Jackson is portrayed by Kathleen Littlefield in a confidently assured performance.  The casting in this show is gender and racially neutral.  That seems to work fine overall.  Campiness does creep in occasionally and it seems intentional.  The relatively young cast, however, struggles slightly to add gravitas to these delegates and convention organizers so the humor is close to sitcom laughs.  The best performances were strongly defined, appropriately serious in tone while also being amusing.  McLean Peterson’s Mayor Kelly, Michael Pantozzi’s Philip Murray (from the Congress of Industrial Organizations) and Sue Kim as Dorothy Vrendenburgh, the Secretary of the DNC, were especially memorable.

Billed as an immersive political comedy, the production pivots between semi-serious reenactment and slyly subversive farce.  The build up in Act I to the final speech in support of Wallace is a peak.  The show is never less than interesting and fascinating to follow.  If you enjoy bribes, secret meetings, spying, extramarital affairs, conniving and pettiness, there is much to gawk at during this political soap opera spoof.

The beginning of Act II takes a turn to a lighter, jokier comedic style which was less successful.  The Hot Dog Man (a very funny J.G. Grouzard) is front and center barking about his merchandise.  Bess Truman is portrayed by Daniel John Serpati in drag.  He’s certainly funny but a tad out of place.  The women playing men don’t camp up the drag nearly as big (or perhaps he was just the boldest impersonation).

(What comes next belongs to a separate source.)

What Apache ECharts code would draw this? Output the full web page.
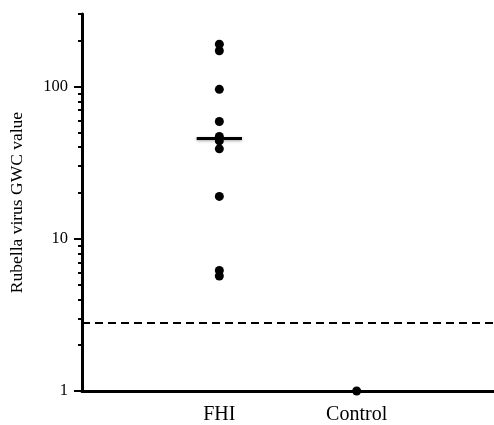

There are some odd diversions along the way where these characters ponder what love is or toss up-to-date commentary into the mix.  “Stop it.  You’re like birds tweeting… use your mind.”  I did get a kick out of many of the witty asides in the script when they were politically insightful and sharply delivered.  A favorite:  “people love bullshit because people are simple.”

I sat in the Iowa section.  Many audience members were fanning themselves like you might see in a crowded, overheated convention hall.  It added to the realism but the fans served another purpose.  The inside of the Irondale Center is quite warm.  I advise you to dress appropriately.

Last week I saw Ms. Blakk For President at Chicago’s Steppenwolf Theatre about the 1992 New York Democratic Convention.  Three days later I attended this Convention in NYC based on the 1944 Chicago Democratic Convention.  Kismet?  America’s politics may appear more theatrical today than ever before.  It’s a welcome time to let inspiring artists highlight some of the highs and lows of the democratic process.  We need to laugh at it sometimes to remain sane.

Convention can be recommended for its immersive experience and Shannon Fillion’s you-are-there direction.  Her massive cast has been orchestrated to make you feel like you are on the floor in the middle of the action.  Although clearly not intended, it would be interesting to see this same piece staged more traditionally with a gang of grandstanding older, white men.  Danny Rocco’s ambitious dramedy might then acquire a darker edge more pointedly skewering the political games played in the real world.